The bank's profit for the six months ended Dec 31 rose 2% to A$4.907 billion (US$3.75 billion), slightly ahead of an estimated A$4.845 billion from three analysts polled by Thomson Reuters I/B/E/S.

CBA shares rose 2% to US$84.89 in morning trade, closing in on last month's all-time high of A$85.65.

The bank has a 25.4% market share in home loans, helping to drive profitability but making it the most vulnerable of Australia's 'Big Four' banks to any downturn in the housing market.

The proportion of investor loans written by the bank has also risen to 37% from 31% a year earlier, raising concerns it is close to breaching a 10% annual cap on investor property loan growth set by regulators in 2014.

CBA has started to turn away some property investors looking to refinance their loans, and the bank said on Wednesday it would hike rates for interest-only investor loans by 12 basis points.

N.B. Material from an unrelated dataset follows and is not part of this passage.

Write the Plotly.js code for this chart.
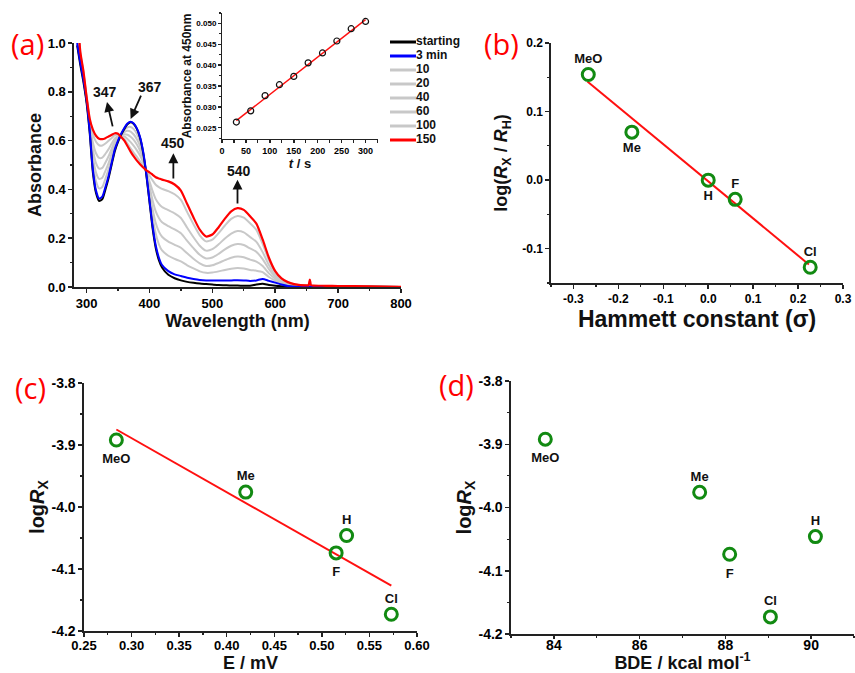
<!DOCTYPE html>
<html><head><meta charset="utf-8">
<script src="https://cdn.plot.ly/plotly-3.0.1.min.js"></script>
<style>
html,body{margin:0;padding:0;background:#fff}
#chart{width:855px;height:673px}
#chart g[class$="tick"] > text{font-weight:700 !important}
</style>
</head><body><div id="chart"></div><script>
// ---------- Panel (a): UV-vis spectra ----------
const WL = [285,290,295,300,305,310,315,320,325,330,335,340,345,350,355,360,365,370,375,380,385,390,395,400,405,410,415,420,
  430,440,450,460,470,480,490,500,510,520,530,540,550,560,570,580,590,600,610,620,630,640,650,
  653,655,657,660,680,700,750,800];
const A_START = [0.99,0.91,0.84,0.755,0.63,0.47,0.385,0.352,0.36,0.40,0.447,0.503,0.558,0.595,0.624,0.648,0.667,0.675,0.668,0.648,0.612,0.55,0.46,0.35,0.24,0.16,0.11,0.08,
  0.05,0.036,0.027,0.021,0.017,0.014,0.012,0.01,0.008,0.007,0.006,0.006,0.005,0.005,0.01,0.013,0.008,0.005,0.003,0.002,0.001,0.001,0.001,
  0.001,0.001,0.001,0.001,0.001,0.001,0.001,0.0];
const A_3MIN = [1.0,0.92,0.85,0.765,0.64,0.48,0.395,0.362,0.37,0.41,0.455,0.51,0.565,0.6,0.628,0.652,0.67,0.677,0.67,0.65,0.615,0.555,0.465,0.355,0.25,0.17,0.12,0.09,
  0.065,0.052,0.045,0.038,0.033,0.029,0.027,0.027,0.027,0.027,0.027,0.028,0.027,0.025,0.027,0.033,0.025,0.018,0.01,0.004,0.001,0,0,
  0,0,0,0,0,0,0,0];
const A_10 = [1.026,0.928,0.856,0.768,0.649,0.508,0.433,0.404,0.41,0.444,0.483,0.529,0.576,0.605,0.626,0.643,0.654,0.656,0.647,0.628,0.596,0.544,0.467,0.375,0.286,0.218,0.175,0.15,
  0.128,0.115,0.105,0.089,0.076,0.064,0.058,0.059,0.064,0.07,0.075,0.078,0.076,0.07,0.067,0.061,0.041,0.026,0.014,0.007,0.003,0.001,0.001,
  0.001,0.001,0.001,0.001,0.001,0,0,0];
const A_20 = [1.05,0.935,0.862,0.77,0.657,0.534,0.469,0.443,0.448,0.476,0.508,0.548,0.586,0.609,0.624,0.635,0.64,0.637,0.625,0.606,0.578,0.534,0.469,0.393,0.319,0.262,0.227,0.206,
  0.186,0.173,0.161,0.138,0.116,0.097,0.086,0.089,0.099,0.11,0.12,0.125,0.122,0.112,0.104,0.086,0.056,0.034,0.018,0.009,0.005,0.003,0.002,
  0.002,0.002,0.002,0.002,0.001,0.001,0,0];
const A_40 = [1.075,0.943,0.868,0.773,0.665,0.563,0.508,0.485,0.488,0.51,0.536,0.567,0.598,0.614,0.622,0.626,0.624,0.616,0.603,0.584,0.559,0.523,0.472,0.413,0.355,0.31,0.283,0.265,
  0.249,0.236,0.22,0.189,0.159,0.132,0.117,0.121,0.136,0.154,0.169,0.176,0.172,0.158,0.144,0.114,0.073,0.042,0.023,0.012,0.007,0.004,0.003,
  0.003,0.003,0.003,0.003,0.002,0.002,0.001,0];
const A_60 = [1.102,0.951,0.874,0.775,0.674,0.592,0.548,0.529,0.53,0.546,0.565,0.588,0.609,0.619,0.619,0.617,0.607,0.594,0.578,0.56,0.539,0.511,0.474,0.433,0.393,0.36,0.341,0.328,
  0.315,0.302,0.283,0.243,0.204,0.169,0.149,0.155,0.175,0.199,0.219,0.229,0.224,0.205,0.185,0.143,0.09,0.05,0.027,0.015,0.008,0.005,0.005,
  0.005,0.005,0.004,0.004,0.003,0.003,0.002,0];
const A_100 = [1.134,0.96,0.881,0.778,0.685,0.627,0.595,0.581,0.58,0.588,0.599,0.611,0.623,0.625,0.616,0.606,0.588,0.568,0.55,0.533,0.515,0.497,0.477,0.457,0.437,0.419,0.409,0.402,
  0.393,0.38,0.357,0.307,0.257,0.212,0.187,0.194,0.221,0.252,0.279,0.291,0.284,0.261,0.234,0.177,0.11,0.06,0.032,0.018,0.011,0.007,0.006,
  0.006,0.006,0.006,0.005,0.004,0.003,0.002,0];
const A_150 = [1.15,0.965,0.885,0.78,0.69,0.645,0.62,0.608,0.606,0.61,0.617,0.624,0.63,0.628,0.615,0.60,0.578,0.555,0.535,0.518,0.503,0.49,0.478,0.47,0.46,0.45,0.445,0.44,
  0.433,0.42,0.395,0.34,0.285,0.235,0.207,0.215,0.245,0.28,0.31,0.323,0.316,0.29,0.26,0.195,0.12,0.065,0.035,0.02,0.012,0.008,0.007,
  0.007,0.03,0.007,0.006,0.005,0.004,0.003,0.001];
const SERIES_NAMES = ['starting','3 min','10','20','40','60','100','150'];
const PEAK_LABELS = ['347','367','450','540'];
const A_XTICKS = [300,400,500,600,700,800];
const A_YTICKS = [0.0,0.2,0.4,0.6,0.8,1.0];

// ---------- Inset: absorbance at 450 nm vs time ----------
const T_S = [30,60,90,120,150,180,210,240,270,300];
const ABS_450 = [0.02636,0.02905,0.03269,0.03531,0.03731,0.04055,0.04293,0.04579,0.04874,0.05048];
const FIT_T = [30,300];
const FIT_ABS = [0.0267,0.0509];
const INSET_XTICKS = [0,50,100,150,200,250,300];
const INSET_YTICKS = [0.025,0.030,0.035,0.040,0.045,0.050];

// ---------- Panels (b)-(d): substituent effects ----------
const SUBST = ['MeO','Me','H','F','Cl'];
const SIGMA = [-0.267,-0.170,0.0,0.060,0.227];
const LOG_REL = [0.154,0.070,0.0,-0.028,-0.127];
const FIT_SIGMA_X = [-0.269,0.224];
const FIT_SIGMA_Y = [0.144,-0.123];
const E_MV = [0.284,0.420,0.526,0.515,0.573];
const LOG_R = [-3.892,-3.976,-4.046,-4.074,-4.173];
const FIT_E_X = [0.284,0.573];
const FIT_E_Y = [-3.875,-4.127];
const BDE = [83.8,87.4,90.1,88.1,89.05];
const B_XTICKS = [-0.3,-0.2,-0.1,0.0,0.1,0.2,0.3];
const B_YTICKS = [-0.1,0.0,0.1,0.2];
const C_XTICKS = [0.25,0.30,0.35,0.40,0.45,0.50,0.55,0.60];
const LOGR_TICKS = [-4.2,-4.1,-4.0,-3.9,-3.8];
const D_XTICKS = [84,86,88,90];

// ---------- styling ----------
const FONT = 'Liberation Sans, Arial, sans-serif';
const W = 855, H = 673;
const px = (a,b) => [a/W, b/W];
const py = (top,bottom) => [1-bottom/H, 1-top/H];
const SERIES_COLORS = ['#000000','#0000ff','#c8c8c8','#c8c8c8','#c8c8c8','#c8c8c8','#c8c8c8','#ff0000'];
const GREEN = '#128a12';
const LINE_RED = '#ff1010';
const lab = (vals, dec) => vals.map(v => '<b>' + v.toFixed(dec) + '</b>');

function axis(o){
  return Object.assign({
    showgrid:false, zeroline:false, showline:true, linecolor:'#222', linewidth:1.6,
    ticks:'outside', ticklen:4, tickwidth:1.5, tickcolor:'#222',
    tickmode:'array', tickvals:o.vals, ticktext:lab(o.vals, o.dec),
    minor:{ticks:'outside', ticklen:2.5, tickwidth:1.2, tickcolor:'#222', showgrid:false, tickmode:'linear', tick0:0, dtick:o.minorD},
    tickfont:{family:FONT, size:o.fs, color:'#000', weight:'bold'},
    fixedrange:true
  }, o.rest);
}
function ttl(text,size,standoff){ return {text:'<b>'+text+'</b>', font:{family:FONT,size:size,color:'#111',weight:'bold'}, standoff:standoff}; }

const SPECTRA = [A_START,A_3MIN,A_10,A_20,A_40,A_60,A_100,A_150];
const drawOrder = [6,5,4,3,2,0,1,7];
const traces = [];
drawOrder.forEach(i => traces.push({
  type:'scatter', mode:'lines', x:WL, y:SPECTRA[i], name:SERIES_NAMES[i],
  line:{color:SERIES_COLORS[i], width: i===7 ? 2.2 : 2, shape:'spline', smoothing:0.6},
  xaxis:'x', yaxis:'y', hoverinfo:'skip'
}));
// compact legend drawn in its own hidden axes
SERIES_NAMES.forEach((n,i) => traces.push({
  type:'scatter', mode:'lines', x:[0,1], y:[i,i], line:{color:SERIES_COLORS[i], width:3},
  xaxis:'x6', yaxis:'y6', hoverinfo:'skip'
}));
traces.push({type:'scatter', mode:'text', x:SERIES_NAMES.map(()=>1), y:SERIES_NAMES.map((n,i)=>i),
  text:SERIES_NAMES.map(n=>'<b>'+n+'</b>'), textposition:'middle right', cliponaxis:false,
  textfont:{family:FONT,size:12,color:'#111',weight:'bold'}, xaxis:'x6', yaxis:'y6', hoverinfo:'skip'});
// inset
traces.push({type:'scatter', mode:'lines', x:FIT_T, y:FIT_ABS, line:{color:LINE_RED,width:1.5}, xaxis:'x2', yaxis:'y2'});
traces.push({type:'scatter', mode:'markers', x:T_S, y:ABS_450, marker:{symbol:'circle-open', size:6, color:'#111', line:{width:1.2}}, xaxis:'x2', yaxis:'y2'});

const LBL_FONT = {family:FONT,size:13,color:'#111',weight:'bold'};
const MK = {symbol:'circle-open', size:12, color:GREEN, line:{width:3, color:GREEN}};
function pointsAndLabels(xs, ys, pos, topSize, botSize, xa, ya){
  traces.push({type:'scatter', mode:'markers', x:xs, y:ys, marker:MK, xaxis:xa, yaxis:ya});
  traces.push({type:'scatter', mode:'markers+text', x:xs, y:ys, text:SUBST.map(s=>'<b>'+s+'</b>'), cliponaxis:false,
    textposition:pos, textfont:LBL_FONT,
    marker:{size:pos.map(p => p.startsWith('bottom') ? botSize : topSize), opacity:0},
    xaxis:xa, yaxis:ya, hoverinfo:'skip'});
}
// (b)
traces.push({type:'scatter', mode:'lines', x:FIT_SIGMA_X, y:FIT_SIGMA_Y, line:{color:LINE_RED,width:2}, xaxis:'x3', yaxis:'y3'});
pointsAndLabels(SIGMA, LOG_REL, ['top center','bottom center','bottom center','top center','top center'], 11, 14, 'x3', 'y3');
// (c)
traces.push({type:'scatter', mode:'lines', x:FIT_E_X, y:FIT_E_Y, line:{color:LINE_RED,width:2}, xaxis:'x4', yaxis:'y4'});
pointsAndLabels(E_MV, LOG_R, ['bottom center','top center','top center','bottom center','top center'], 12, 20, 'x4', 'y4');
// (d)
pointsAndLabels(BDE, LOG_R, ['bottom center','top center','top center','bottom center','top center'], 12, 20, 'x5', 'y5');

const peakFont = {family:FONT,size:14,color:'#111',weight:'bold'};
function arrow(hx,hy,tx,ty){ return {xref:'x',yref:'y',axref:'x',ayref:'y',x:hx,y:hy,ax:tx,ay:ty,text:'',showarrow:true,arrowhead:2,arrowsize:1.1,arrowwidth:1.8,arrowcolor:'#111',standoff:0,startstandoff:0}; }
function note(x,y,t){ return {xref:'x',yref:'y',x:x,y:y,text:'<b>'+t+'</b>',showarrow:false,font:peakFont,xanchor:'center',yanchor:'middle'}; }
function panelLbl(x,y,t){ return {xref:'paper',yref:'paper',x:x/W,y:1-y/H,text:t,showarrow:false,xanchor:'center',yanchor:'middle',font:{family:'Open Sans, Noto Sans, sans-serif',size:29,color:'#ff0000'}}; }

const yLogR = 'log<i>R</i><sub>X</sub>';
const layout = {
  width:W, height:H, margin:{l:0,r:0,t:0,b:0}, showlegend:false,
  paper_bgcolor:'#fff', plot_bgcolor:'rgba(0,0,0,0)',
  xaxis: axis({vals:A_XTICKS, dec:0, fs:13, minorD:50, rest:{domain:px(74,401), range:[280,800], anchor:'y', title:ttl('Wavelength (nm)',18,3)}}),
  yaxis: axis({vals:A_YTICKS, dec:1, fs:13, minorD:0.1, rest:{domain:py(43,287), range:[0,1.0], anchor:'x', title:ttl('Absorbance',18,1)}}),
  xaxis2: axis({vals:INSET_XTICKS, dec:0, fs:9, minorD:25, rest:{domain:px(222,378), range:[0,326], anchor:'y2', ticklen:3, linewidth:1, title:ttl('<i>t</i> / s',13,0)}}),
  yaxis2: axis({vals:INSET_YTICKS, dec:3, fs:8, minorD:0.0025, rest:{domain:py(13,139), range:[0.0223,0.0525], anchor:'x2', ticklen:3, linewidth:1, title:ttl('Absorbance at 450nm',12,2)}}),
  xaxis3: axis({vals:B_XTICKS, dec:1, fs:12, minorD:0.05, rest:{domain:px(551,843), range:[-0.35,0.3], anchor:'y3', title:ttl('Hammett constant (σ)',23,3)}}),
  yaxis3: axis({vals:B_YTICKS, dec:1, fs:12, minorD:0.05, rest:{domain:py(43,283), range:[-0.15,0.2], anchor:'x3', title:ttl('log(<i>R</i><sub>X</sub> / <i>R</i><sub>H</sub>)',18,10)}}),
  xaxis4: axis({vals:C_XTICKS, dec:2, fs:13, minorD:0.025, rest:{domain:px(84,417), range:[0.25,0.6], anchor:'y4', ticklabelstandoff:-2, title:ttl('E / mV',18,5)}}),
  yaxis4: axis({vals:LOGR_TICKS, dec:1, fs:14, minorD:0.05, rest:{domain:py(383,631), range:[-4.2,-3.8], anchor:'x4', title:ttl(yLogR,20,0)}}),
  xaxis5: axis({vals:D_XTICKS, dec:0, fs:14, minorD:1, rest:{domain:px(511,854), range:[83,91], anchor:'y5', ticklen:3, ticklabelstandoff:-5, title:ttl('BDE / kcal mol<sup>-1</sup>',18,6)}}),
  yaxis5: axis({vals:LOGR_TICKS, dec:1, fs:14, minorD:0.05, rest:{domain:py(381,634), range:[-4.2,-3.8], anchor:'x5', title:ttl(yLogR,20,0)}}),
  xaxis6: {domain:px(390,416), range:[0,1], visible:false, anchor:'y6', fixedrange:true},
  yaxis6: {domain:py(35,147), range:[7.5,-0.5], visible:false, anchor:'x6', fixedrange:true},
  annotations: [
    arrow(332.5,0.758,342,0.652), note(329,0.80,PEAK_LABELS[0]),
    arrow(370.1,0.689,387.6,0.79), note(401,0.818,PEAK_LABELS[1]),
    arrow(438,0.548,438,0.439), note(438,0.59,PEAK_LABELS[2]),
    arrow(540,0.44,540,0.336), note(543,0.475,PEAK_LABELS[3]),
    panelLbl(27,43,'(a)'), panelLbl(501,44,'(b)'), panelLbl(30,388,'(c)'), panelLbl(456,384,'(d)')
  ]
};
Plotly.newPlot('chart', traces, layout, {displayModeBar:false, staticPlot:true});
</script></body></html>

"Our interest only investor loan rate was below all of our competitors and we were finding we were getting very large demand," Craig said. "We are determined to stay below the ... benchmark (of 10% growth)."

GROWTH SLOWDOWN

The bank's net interest margin, a key gauge of profitability, fell 4 basis points to 2.11% due to higher deposit and wholesale funding costs.

The result was still CBA's slowest half-year cash earnings growth rate since the global financial crisis in 2009 and comes as Australian banks struggle with higher funding costs and the need to hold more capital against their mortgage books.

"Overall, the result was slightly stronger than expected driven by higher non-interest income and lower bad debt charges," Regal Funds Management Senior Analyst Omkar Joshi said.

The bank benefited from increasing the share of loans written itself rather than through mortgage brokers, while loan impairment expenses remained low, at 17 basis points of gross loans and acceptances in the six months ended Dec 31, compared with a 19-basis point average for the prior financial year.

It declared a fully franked interim dividend of A$1.99 a share, up 1% from a year ago.